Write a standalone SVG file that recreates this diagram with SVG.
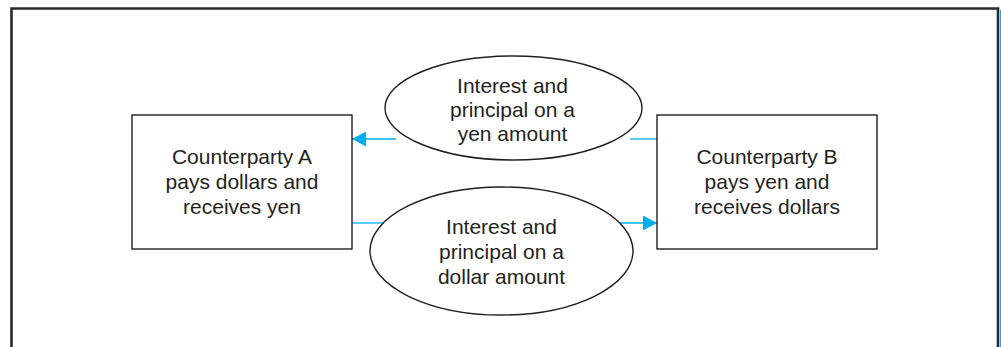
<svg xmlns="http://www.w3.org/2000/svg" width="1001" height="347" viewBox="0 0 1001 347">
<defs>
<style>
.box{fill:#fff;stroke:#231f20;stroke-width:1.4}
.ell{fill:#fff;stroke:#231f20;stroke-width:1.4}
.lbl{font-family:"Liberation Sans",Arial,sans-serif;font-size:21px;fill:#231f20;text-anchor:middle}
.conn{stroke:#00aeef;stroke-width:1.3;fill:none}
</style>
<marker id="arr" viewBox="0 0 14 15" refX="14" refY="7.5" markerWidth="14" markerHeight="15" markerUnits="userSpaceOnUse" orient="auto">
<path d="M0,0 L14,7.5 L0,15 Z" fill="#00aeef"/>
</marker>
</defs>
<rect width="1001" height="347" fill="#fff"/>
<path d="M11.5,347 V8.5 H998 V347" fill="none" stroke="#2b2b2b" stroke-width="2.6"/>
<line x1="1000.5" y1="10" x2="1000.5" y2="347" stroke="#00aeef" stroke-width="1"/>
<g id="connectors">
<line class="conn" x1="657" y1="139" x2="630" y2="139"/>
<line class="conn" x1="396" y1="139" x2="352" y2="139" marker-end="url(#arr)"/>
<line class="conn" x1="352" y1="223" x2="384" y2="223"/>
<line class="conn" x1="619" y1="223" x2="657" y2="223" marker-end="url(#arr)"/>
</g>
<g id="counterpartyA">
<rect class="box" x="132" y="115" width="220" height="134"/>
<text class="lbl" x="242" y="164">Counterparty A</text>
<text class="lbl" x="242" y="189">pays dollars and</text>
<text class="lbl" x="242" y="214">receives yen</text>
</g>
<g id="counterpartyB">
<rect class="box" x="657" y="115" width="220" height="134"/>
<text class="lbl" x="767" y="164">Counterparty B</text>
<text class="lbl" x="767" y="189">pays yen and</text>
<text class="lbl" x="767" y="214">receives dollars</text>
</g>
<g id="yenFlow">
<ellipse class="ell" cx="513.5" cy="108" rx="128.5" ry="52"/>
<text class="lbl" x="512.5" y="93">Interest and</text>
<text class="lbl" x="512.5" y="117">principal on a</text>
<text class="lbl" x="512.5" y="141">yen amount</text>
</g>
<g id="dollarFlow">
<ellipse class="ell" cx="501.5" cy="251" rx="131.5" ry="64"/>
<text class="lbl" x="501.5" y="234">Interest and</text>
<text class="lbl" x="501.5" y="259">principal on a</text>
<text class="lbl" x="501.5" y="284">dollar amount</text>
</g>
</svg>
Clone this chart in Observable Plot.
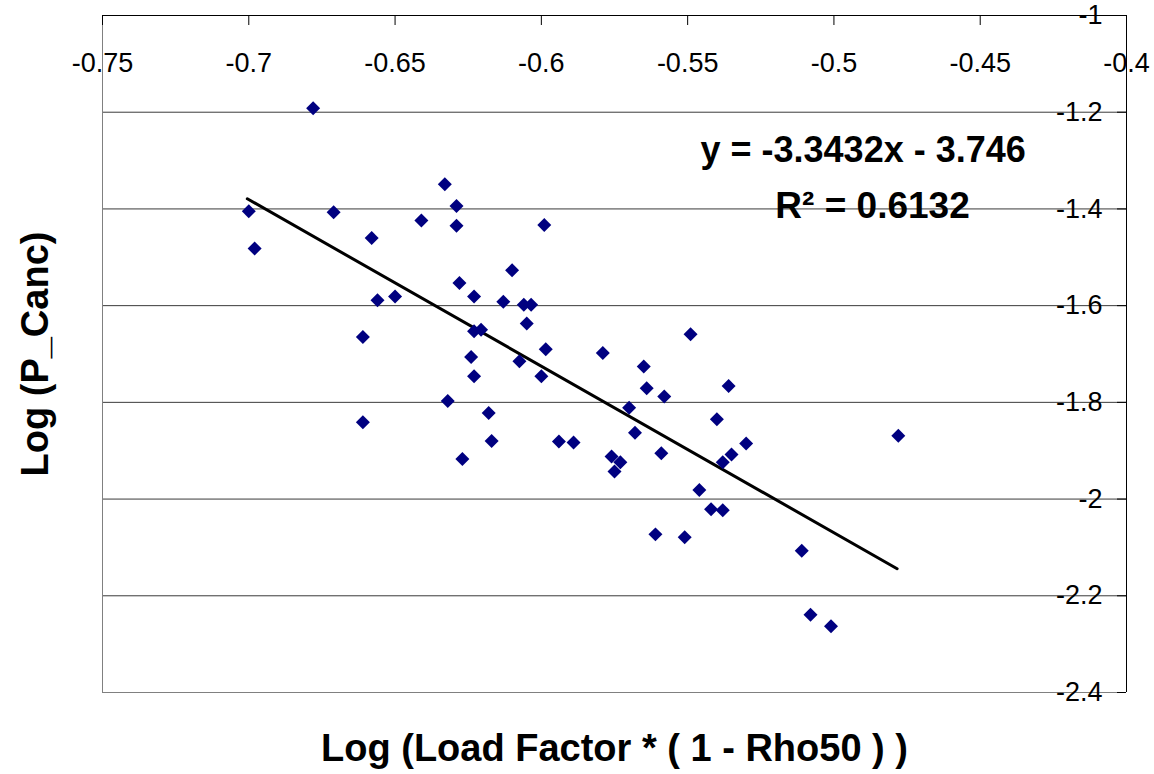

■ ■ ■ ■ ■ ■ ■

» Exercise details
Leave the images out, please, and restate each line word for word.

» Solved problem
Write a standalone SVG file that recreates this diagram with SVG.
<svg xmlns="http://www.w3.org/2000/svg" width="1001" height="347" viewBox="0 0 1001 347">
<defs>
<style>
.box{fill:#fff;stroke:#231f20;stroke-width:1.4}
.ell{fill:#fff;stroke:#231f20;stroke-width:1.4}
.lbl{font-family:"Liberation Sans",Arial,sans-serif;font-size:21px;fill:#231f20;text-anchor:middle}
.conn{stroke:#00aeef;stroke-width:1.3;fill:none}
</style>
<marker id="arr" viewBox="0 0 14 15" refX="14" refY="7.5" markerWidth="14" markerHeight="15" markerUnits="userSpaceOnUse" orient="auto">
<path d="M0,0 L14,7.5 L0,15 Z" fill="#00aeef"/>
</marker>
</defs>
<rect width="1001" height="347" fill="#fff"/>
<path d="M11.5,347 V8.5 H998 V347" fill="none" stroke="#2b2b2b" stroke-width="2.6"/>
<line x1="1000.5" y1="10" x2="1000.5" y2="347" stroke="#00aeef" stroke-width="1"/>
<g id="connectors">
<line class="conn" x1="657" y1="139" x2="630" y2="139"/>
<line class="conn" x1="396" y1="139" x2="352" y2="139" marker-end="url(#arr)"/>
<line class="conn" x1="352" y1="223" x2="384" y2="223"/>
<line class="conn" x1="619" y1="223" x2="657" y2="223" marker-end="url(#arr)"/>
</g>
<g id="counterpartyA">
<rect class="box" x="132" y="115" width="220" height="134"/>
<text class="lbl" x="242" y="164">Counterparty A</text>
<text class="lbl" x="242" y="189">pays dollars and</text>
<text class="lbl" x="242" y="214">receives yen</text>
</g>
<g id="counterpartyB">
<rect class="box" x="657" y="115" width="220" height="134"/>
<text class="lbl" x="767" y="164">Counterparty B</text>
<text class="lbl" x="767" y="189">pays yen and</text>
<text class="lbl" x="767" y="214">receives dollars</text>
</g>
<g id="yenFlow">
<ellipse class="ell" cx="513.5" cy="108" rx="128.5" ry="52"/>
<text class="lbl" x="512.5" y="93">Interest and</text>
<text class="lbl" x="512.5" y="117">principal on a</text>
<text class="lbl" x="512.5" y="141">yen amount</text>
</g>
<g id="dollarFlow">
<ellipse class="ell" cx="501.5" cy="251" rx="131.5" ry="64"/>
<text class="lbl" x="501.5" y="234">Interest and</text>
<text class="lbl" x="501.5" y="259">principal on a</text>
<text class="lbl" x="501.5" y="284">dollar amount</text>
</g>
</svg>
Clone this chart in Observable Plot.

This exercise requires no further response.